Sunday, December 7, 2014

Sinister (2012)

I recently re-watched this one with a friend I used to work with.  I finally got around to replacing the TV that Rob took when he moved out and I wanted to test it out, so I invited my friend for movie night.  She had never seen Sinister and, since I have apparently burned out every other friend I have with regard to horror movies, I jumped at the chance to show it to her.  She enjoyed the film but told me that if she had been watching it by herself, she would have turned it off at the first jump scare and then started texting everyone she knew so she wouldn't feel alone. I feel that proves the success of this movie.  I know I was struck once again by the effectiveness of the sound effects.  I don't have a surround sound set-up any more, but I still felt like this was one of the best atmospheric movies I have seen in a long time.
Originally posted:  6/10/13    I subjected Rob and Christy to this one last night.  I don't know if they'll ever let me pick a horror movie again.  I've gotten pretty jaded, considering that every advertisement for the latest horror flick uses the words "intensely scary!" or "scariest movie ever" or "you will pee yourself in fear!"  And then I see them and I come away dry-pantsed.

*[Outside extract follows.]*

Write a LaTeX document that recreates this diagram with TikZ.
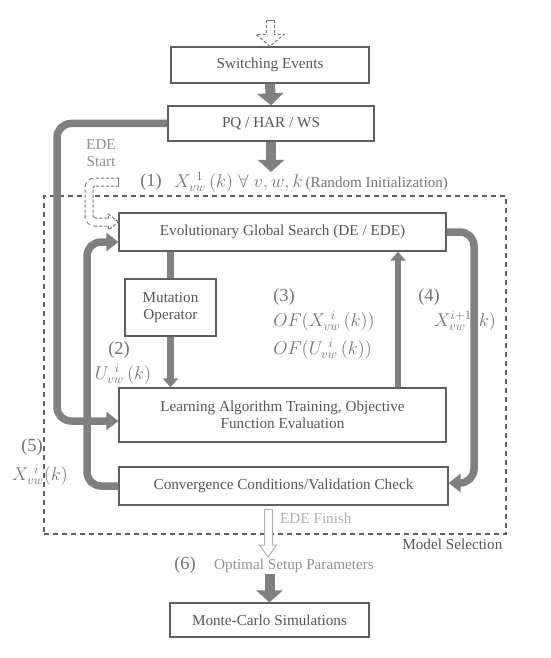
\documentclass[tikz,border=0pt]{standalone}
\usepackage{fontspec}
\setmainfont{Liberation Serif}
\usetikzlibrary{arrows.meta, positioning, shadows}
\definecolor{boxline}{RGB}{95,95,95}
\definecolor{flow}{RGB}{128,128,128}
\definecolor{txt}{RGB}{85,85,85}
\definecolor{lbl}{RGB}{115,115,115}
\definecolor{soft}{RGB}{145,145,145}
\definecolor{faint}{RGB}{175,175,175}
\tikzset{
  stage/.style={rectangle, draw=boxline, fill=white, line width=1.3pt,
    text=txt, align=center, inner sep=2pt,
    font=\fontsize{15.2}{17}\selectfont,
    drop shadow={shadow xshift=1.2pt, shadow yshift=-1.2pt, opacity=0.25}},
  bigflow/.style={draw=flow, line width=10pt,
    -{Triangle[width=26pt, length=12pt]}},
  loopflow/.style={draw=flow, line width=7.5pt, rounded corners=14pt,
    -{Triangle[width=18pt, length=12pt]}},
  thinflow/.style={draw=flow, line width=6.5pt,
    -{Triangle[width=15pt, length=9pt]}},
  hollowedge/.style={draw=#1, line width=9pt, dash pattern=on 3pt off 2pt},
  hollowcore/.style={draw=white, line width=7pt},
  hollowtip/.style={draw=#1, fill=white, line width=1pt,
    dash pattern=on 3pt off 2pt},
  mathlbl/.style={text=lbl, inner sep=0pt, scale=1.28,
    font=\fontsize{14.4}{17}\selectfont},
  plainlbl/.style={inner sep=1pt, font=\fontsize{15.2}{17}\selectfont},
  selbox/.style={draw=boxline, line width=1.2pt, dash pattern=on 5pt off 4pt,
    minimum width=462pt, minimum height=338pt, inner sep=0pt},
}

\begin{document}
\begin{tikzpicture}[x=1pt, y=-1pt]
  \useasboundingbox (0,0) rectangle (550,658);

  % model selection frame
  \node[selbox] (sel) at (275,365) {};
  \node[plainlbl, text=txt, anchor=north east]
    at ([xshift=-3pt, yshift=-3pt]sel.south east) {Model Selection};

  % boxes
  \node[stage, minimum width=198pt, minimum height=36pt] (se) at (270,65)
    {Switching Events};
  \node[stage, minimum width=206pt, minimum height=35pt] (pq) at (271,123.5)
    {PQ / HAR / WS};
  \node[stage, minimum width=327pt, minimum height=38pt] (egs) at (282.5,232)
    {Evolutionary Global Search (DE / EDE)};
  \node[stage, minimum width=91pt, minimum height=57pt] (mut) at (170.5,307.5)
    {Mutation\\Operator};
  \node[stage, minimum width=327pt, minimum height=54pt] (lat) at (282.5,415)
    {Learning Algorithm Training, Objective\\Function Evaluation};
  \node[stage, minimum width=329pt, minimum height=38pt] (cc) at (283.5,486)
    {Convergence Conditions/Validation Check};
  \node[stage, minimum width=199pt, minimum height=34pt] (mc) at (269.5,620)
    {Monte-Carlo Simulations};

  % labels
  \node[plainlbl, text=soft, align=center] (edestart) at (101,153) {EDE\\Start};
  \node[mathlbl] (n1) at (151,182) {(1)};
  \node[mathlbl, anchor=west] (init) at (174,182)
    {$X_{vw}^{\;\,1}\,(k)\;\forall\; v,w,k$\,{\fontsize{11.8}{13}\selectfont(Random Initialization)}};
  \node[mathlbl] (n2) at (119,350) {(2)};
  \node[mathlbl] (ulbl) at (123,374) {$U_{vw}^{\;\,i}\,(k)$};
  \node[mathlbl, anchor=west] (n3) at (273,297) {(3)};
  \node[mathlbl, anchor=west] (ofx) at (273,321) {$OF\big(X_{vw}^{\;\,i}\,(k)\big)$};
  \node[mathlbl, anchor=west] (ofu) at (273,349) {$OF\big(U_{vw}^{\;\,i}\,(k)\big)$};
  \node[mathlbl] (n4) at (429,297) {(4)};
  \node[mathlbl] (xnext) at (465,321) {$X_{vw}^{i+1}(k)$};
  \node[mathlbl] (n5) at (32,447) {(5)};
  \node[mathlbl] (xcur) at (40,475) {$X_{vw}^{\;\,i}(k)$};
  \node[plainlbl, text=faint, anchor=west] (fin) at (279,518) {EDE Finish};
  \node[mathlbl] (n6) at (185,565) {(6)};
  \node[plainlbl, text=soft, anchor=west] (opt) at (213,566) {Optimal Setup Parameters};

  % helper coordinates
  \coordinate (src) at (270,20);
  \coordinate (edeA) at (119,182);
  \coordinate (edetip) at ([yshift=10pt]egs.west);
  \coordinate (edebase) at ([xshift=-10pt]edetip);
  \coordinate (finsrc) at (268,509);
  \coordinate (fintip) at (268,557);
  \coordinate (leftx) at (57,0);
  \coordinate (midx) at (87,0);
  \coordinate (rightx) at (474,0);
  \coordinate (upx) at (398,0);
  \coordinate (latin) at ([yshift=-6pt]lat.west);
  \coordinate (egsin) at ([yshift=-10pt]egs.west);
  \coordinate (ccin) at ([yshift=3pt]cc.east);

  % hollow input arrow
  \draw[hollowtip=lbl] (se.north) -- ++(-14,-12) -- ++(28,0) -- cycle;
  \draw[hollowedge=lbl] (src) -- ([yshift=12pt]se.north);
  \draw[hollowcore, shorten <=1pt] (src) -- ([yshift=11pt]se.north);

  % EDE start elbow
  \draw[hollowtip=lbl] (edetip) -- ++(-10,-8) -- ++(0,16) -- cycle;
  \draw[hollowedge=lbl, rounded corners=6pt] (edeA) -- ++(-30,0) |- (edebase);
  \draw[hollowcore, rounded corners=6pt, shorten <=1pt]
    (edeA) -- ++(-30,0) |- ([xshift=1pt]edebase);

  % main flow
  \draw[bigflow] (se.south) -- (pq.north);
  \draw[bigflow] (pq.south) -- (pq.south |- init.north);
  \draw[draw=flow, line width=6.5pt] (egs.south -| mut) -- (mut.north);
  \draw[thinflow] (mut.south) -- (mut.south |- lat.north);
  \draw[thinflow] (lat.north -| upx) -- (egs.south -| upx);
  \draw[loopflow] (cc.west) -| (egsin -| midx) -- (egsin);
  \draw[loopflow] (egs.east) -| (ccin -| rightx) -- (ccin);
  \draw[loopflow] (pq.west) -| (latin -| leftx) -- (latin);

  % EDE finish arrow
  \draw[hollowtip=faint, solid] (fintip) -- ++(-8.5,-12) -- ++(17,0) -- cycle;
  \draw[hollowedge=faint, solid] (finsrc) -- ([yshift=12pt]fintip);
  \draw[hollowcore, shorten <=1pt] (finsrc) -- ([yshift=11pt]fintip);

  \draw[bigflow] (opt.south -| mc.north) -- (mc.north);
\end{tikzpicture}
\end{document}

This movie, though, is the real deal.  I kept getting more excited the more I watched.  It hit all the right categories.

Good mythology:  10 out of 10
Good creature/special effects:  9 out of 10
Creepy-ass imagery:  8 out of 10
Creepy-ass soundtrack:  9 out of 10

I only took a couple of points off because all the really disturbing shit was already in all the trailers which detracts a bit for me.  I'm tempted to add them back, however, just based on the possibility of a cool Halloween costume.

True crime writer Ellison (Ethan Hawke) has spent the last ten years chasing the elusive scent of success.  His latest venture is to move his wife and two children into the house previously inhabited by a family that was ritualistically murdered.  You know, for research.  Ellison soon finds he's out of his depth when he starts watching a set of home movies he finds in the otherwise empty attic instead of turning them over to the police.  Ellison violates the first rule of horror films:  By putting his desire for fame ahead of his family's well-being, he sows the seeds of his own destruction.

You gotta love a clearly defined morality.

Anyway, he figures out that each roll of film is a gruesome murder of a family, with the added punch of one child just going missing.  He reaches out to a local professor (Vincent D'onofrio) to get some help with a symbol found at all of the crime scenes and discovers the legend of the Eater of Children.  Then shit really goes down.